Tras preparar su carabina, estaba a punto de demostrar esa habilidad de la que tanto presumía, cuando el guerrero se lo impidió, apartando su arma con la mano y preguntándole:

—¡Ojo de halcón! ¿Luchas contra los maquas?

—¡Estos indios conocen la naturaleza del bosque como por instinto! —contestó el explorador, bajando su carabina y alejándose, con-vencido de su error—. Debo dejar que mates al gamo con tu flecha, Uncas, o de lo contrario podríamos estar proporcionándoles comida a esos ladrones, los iroqueses.

En cuanto el padre hubo secundado lo dicho mediante un expresivo gesto de su mano, Uncas se tiró al suelo y avanzó en dirección al animal sigilosamente.
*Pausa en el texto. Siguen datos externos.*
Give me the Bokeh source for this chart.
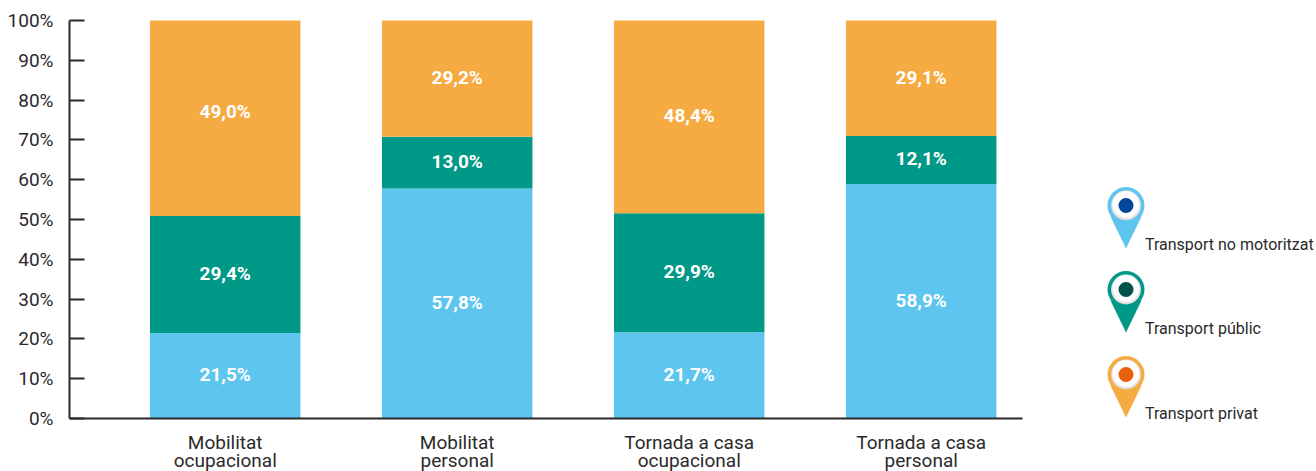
from bokeh.plotting import figure
from bokeh.models import Range1d, LinearAxis, FixedTicker
from bokeh.embed import file_html
from bokeh.resources import INLINE
from bokeh.core.properties import value

categories = [["Mobilitat", "ocupacional"], ["Mobilitat", "personal"],
              ["Tornada a casa", "ocupacional"], ["Tornada a casa", "personal"]]
no_motoritzat = [21.5, 57.8, 21.7, 58.9]
public = [29.4, 13.0, 29.9, 12.1]
privat = [49.0, 29.2, 48.4, 29.1]
series_names = ["Transport no motoritzat", "Transport públic", "Transport privat"]
y_ticks = list(range(0, 101, 10))

BLUE, TEAL, ORANGE = "#5dc5ee", "#009886", "#f6ab42"
DOTS = ["#00479b", "#00524a", "#e85f0e"]
INK = "#2b2a29"
FONT = "Roboto"

FW, FH = 1316, 471
L, T = 69, 20
BASE = 418
GAP = 0                 # height left under the frame for the axis panel
FB = FH - GAP           # frame bottom in page pixels
SPACING = 232.0
X0 = 224.7
PX_PER_UNIT = (BASE - T) / 100.0

def px2idx(px):
    return (px - X0) / SPACING

def px2val(py):
    return (BASE - py) / PX_PER_UNIT

p = figure(width=FW, height=FH, output_backend="svg", toolbar_location=None,
           x_range=Range1d(px2idx(L), px2idx(FW)), y_range=Range1d(px2val(FB), px2val(0)),
           min_border_left=L, min_border_top=0, min_border_right=0, min_border_bottom=GAP,
           x_axis_type=None, y_axis_type=None)
p.outline_line_color = None
p.grid.visible = False
p.background_fill_color = "white"

p.extra_x_ranges["px"] = Range1d(L, FW)
p.extra_y_ranges["px"] = Range1d(FB, 0)

xs = list(range(len(categories)))

# axes
xa = LinearAxis(ticker=FixedTicker(ticks=[]), fixed_location=0,
                bounds=(px2idx(L), px2idx(1022)))
xa.major_tick_line_color = None
xa.minor_tick_line_color = None
xa.axis_line_color = INK
xa.axis_line_width = 2
xa.major_label_text_font_size = "1px"
xa.major_label_standoff = 0
p.add_layout(xa, "below")

ya = LinearAxis(ticker=FixedTicker(ticks=y_ticks), bounds=(0, 100),
                major_label_overrides={t: f"{t}%" for t in y_ticks})
ya.major_tick_in = 15
ya.major_tick_out = 0
ya.major_tick_line_color = INK
ya.major_tick_line_width = 2
ya.minor_tick_line_color = None
ya.axis_line_color = INK
ya.axis_line_width = 2
ya.major_label_text_font = FONT
ya.major_label_text_font_size = "19px"
ya.major_label_text_color = INK
ya.major_label_standoff = 16
p.add_layout(ya, "left")

# bars (the stacks fill the whole 0-100 column, so the top segment ends at 100)
bar_w = 150.5 / SPACING
bottom = [0.0] * len(xs)
lx, ly, lt = [], [], []
stack = [no_motoritzat, public, privat]
for k, (vals, col) in enumerate(zip(stack, [BLUE, TEAL, ORANGE])):
    top = [b + v for b, v in zip(bottom, vals)]
    drawn_top = [100.0] * len(xs) if k == len(stack) - 1 else top
    p.vbar(x=xs, bottom=bottom, top=drawn_top, width=bar_w, fill_color=col, line_color=None)
    for x, b, v in zip(xs, bottom, vals):
        lx.append(x)
        ly.append(b + v / 2)
        lt.append(f"{v:.1f}%".replace(".", ","))
    bottom = top

# the reference sets the 49,0% label a little above its segment's middle
ly[lt.index("49,0%")] += 1.6
p.text(x=lx, y=ly, text=lt, y_offset=-1, text_color="white", text_font=value(FONT), text_font_style="bold",
       text_font_size="19px", text_align="center", text_baseline="middle")

# category labels, two lines each, under the axis
for line_no, py in enumerate([441.5, 459.5]):
    p.text(x=xs, y=[px2val(py)] * len(xs), text=[c[line_no] for c in categories],
           text_color=INK, text_font=value(FONT), text_font_size="19px",
           text_align="center", text_baseline="middle")

# legend pins
pin_x = 1125.5
pin_y = [205, 289, 374]
label_y = [243.5, 327.5, 412.5]
R = dict(x_range_name="px", y_range_name="px")
for cy, ly_, name, col, dot in zip(pin_y, label_y, series_names, [BLUE, TEAL, ORANGE], DOTS):
    p.patch([pin_x - 15.5, pin_x + 15.5, pin_x], [cy + 11, cy + 11, cy + 43], fill_color=col, line_color=None, **R)
    p.circle([pin_x], [cy], radius=18.5, fill_color=col, line_color=None, **R)
    p.circle([pin_x], [cy], radius=15, fill_color="#d6d6d6", line_color=None, **R)
    p.circle([pin_x], [cy - 0.6], radius=14.2, fill_color="#eeeeee", line_color=None, **R)
    p.circle([pin_x], [cy - 1.2], radius=13, fill_color="white", line_color=None, **R)
    p.circle([pin_x], [cy], radius=7.5, fill_color=dot, line_color=None, **R)
    p.text([1144.5], [ly_], text=[name], text_color=INK, text_font=value(FONT), text_font_size="16px",
           text_align="left", text_baseline="middle", **R)

open("out.html", "w").write(file_html(p, INLINE))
Cuando estaba a tan sólo unos metros de distancia, colocó una flecha en su arco con el máximo cuidado, a la vez que el ciervo se volvía inquieto, como si hubiese detectado la presencia de un enemigo por medio de su olfato. Al momento se oyó respingar la cuerda del arco, y una ráfaga fugaz penetró en los arbustos, haciendo que el gamo herido saltase fuera de su escondite, para caer a los mismos pies de su enemigo oculto. Esquivando las astas del enfurecido animal, Uncas se abalanzó sobre él y hundió su cuchillo en el cuello del gamo, atravesándolo de un lado a otro, tras lo cual rodó hasta el borde del río, tiñendo las aguas con su sangre.

—Hecho con la habilidad de un indio —dijo el explorador, riéndose para sus adentros, aunque muy satisfecho—, ¡y fue todo un espectáculo, a pesar de que no bastó con una flecha, siendo necesario además un cuchillo para rematar la tarea!
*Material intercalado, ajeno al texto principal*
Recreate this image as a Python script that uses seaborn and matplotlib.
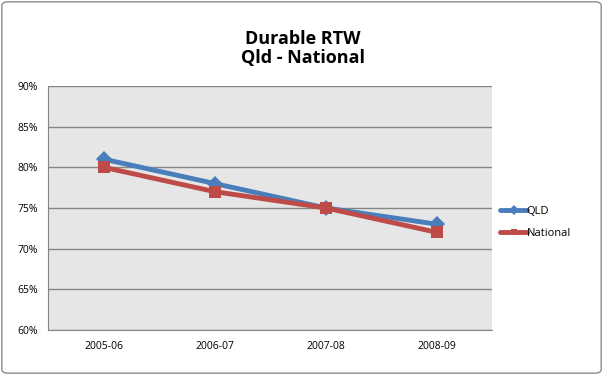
import matplotlib
matplotlib.use("Agg")
import matplotlib.pyplot as plt
import seaborn as sns
import pandas as pd
from matplotlib.patches import FancyBboxPatch
from matplotlib.ticker import FuncFormatter

years = ["2005-06", "2006-07", "2007-08", "2008-09"]
qld = [81, 78, 75, 73]
national = [80, 77, 75, 72]

sns.set_style("white")
plt.rcParams["font.family"] = ["Open Sans", "DejaVu Sans"]
plt.rcParams["text.color"] = "black"
plt.rcParams["xtick.color"] = "black"
plt.rcParams["ytick.color"] = "black"

df = pd.DataFrame({"year": years * 2,
                   "value": qld + national,
                   "series": ["QLD"] * 4 + ["National"] * 4})

fig = plt.figure(figsize=(6.03, 3.75), dpi=100)
ax = fig.add_axes([0.0796, 0.12, 0.737, 0.651])
ax.set_facecolor("#e6e6e6")

sns.lineplot(data=df, x="year", y="value", hue="series", style="series",
             palette={"QLD": "#4a7ebb", "National": "#be4b48"},
             markers={"QLD": "D", "National": "s"}, dashes=False,
             markersize=8, linewidth=3.5, markeredgewidth=0, ax=ax, sort=False)

ax.set_ylim(60, 90)
ax.set_yticks(range(60, 91, 5))
ax.yaxis.set_major_formatter(FuncFormatter(lambda v, p: f"{int(v)}%"))
ax.set_xlim(-0.5, 3.5)
ax.grid(axis="y", color="#868686", linewidth=1)
ax.set_axisbelow(True)
for s in ["top", "right"]:
    ax.spines[s].set_visible(False)
for s in ["left", "bottom"]:
    ax.spines[s].set_color("#868686")
ax.tick_params(axis="both", labelsize=7.5, length=4, color="#868686", labelcolor="black", direction="out")
ax.tick_params(axis="x", length=0, pad=8)
ax.set_xlabel("")
ax.set_ylabel("")

ax.legend(loc="center left", bbox_to_anchor=(0.995, 0.44), frameon=False,
          fontsize=8, handlelength=2.4, handletextpad=0.0, labelspacing=1.0,
          markerscale=0.6)

fig.text(0.502, 0.87, "Durable RTW\nQld - National", ha="center", va="center",
         fontsize=13, fontweight="bold", linespacing=1.05, color="black")

border = FancyBboxPatch((0.003, 0.005), 0.994, 0.99, boxstyle="round,pad=0,rounding_size=0.01",
                        transform=fig.transFigure, fill=False, edgecolor="#8c8c8c", linewidth=1)
fig.patches.append(border)

fig.savefig("out.png", dpi=100)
—¡Hugh! —exclamó su compañero, volviéndose rápidamente, como un sabueso que hubiese detectado una presa.

—¡Por el buen Dios, habrá toda una manada de ellos! —gritó el explorador, cuyos ojos comenzaron a desvelar el ardor propio de sus actividades habituales—. ¡Si se ponen al alcance de mis balas, derribaré a uno de ellos, aunque puedan oírlo las seis naciones indias al completo! ¿Qué escuchas, Chingachgook? Para mis oídos, es como si el bosque estuviese mudo.

—Sólo hay un ciervo, y está muerto —dijo el indio, agachándose hasta que su oreja prácticamente tocaba en el suelo—. ¡Oigo todo tipo de pisadas!

—Quizá sean lobos que se han llevado el gamo a su guarida y continúan siguiendo el rastro de la manada.

—No. ¡Se acercan caballos de hombres blancos! —contestó el otro, levantándose con dignidad y volviendo a sentarse sobre el tronco con la misma compostura que antes—. Ojo de halcón, son hermanos tuyos; habla con ellos.

—Eso haré, y hablando en un inglés que ni el mismísimo rey se avergonzaría de contestar —correspondió el cazador, hablando en el idioma del cual presumía—. Mas no veo nada, ni oigo hombres ni bestias; resulta extraño que un indio comprenda los sonidos hechos por los blancos mejor que uno que, como sus mismos enemigos reconocerán, es de pura raza blanca, ¡aunque haya vivido tanto tiempo entre pieles rojas que podría dar lugar a dudas! ¡Atención! Algo sonó, una rama seca, ahora yo también oigo que los arbustos se mueven… sí, sí, un murmullo que había confundido con el ruido de las cataratas y… pero si ya vienen. ¡Dios les proteja de los iroqueses!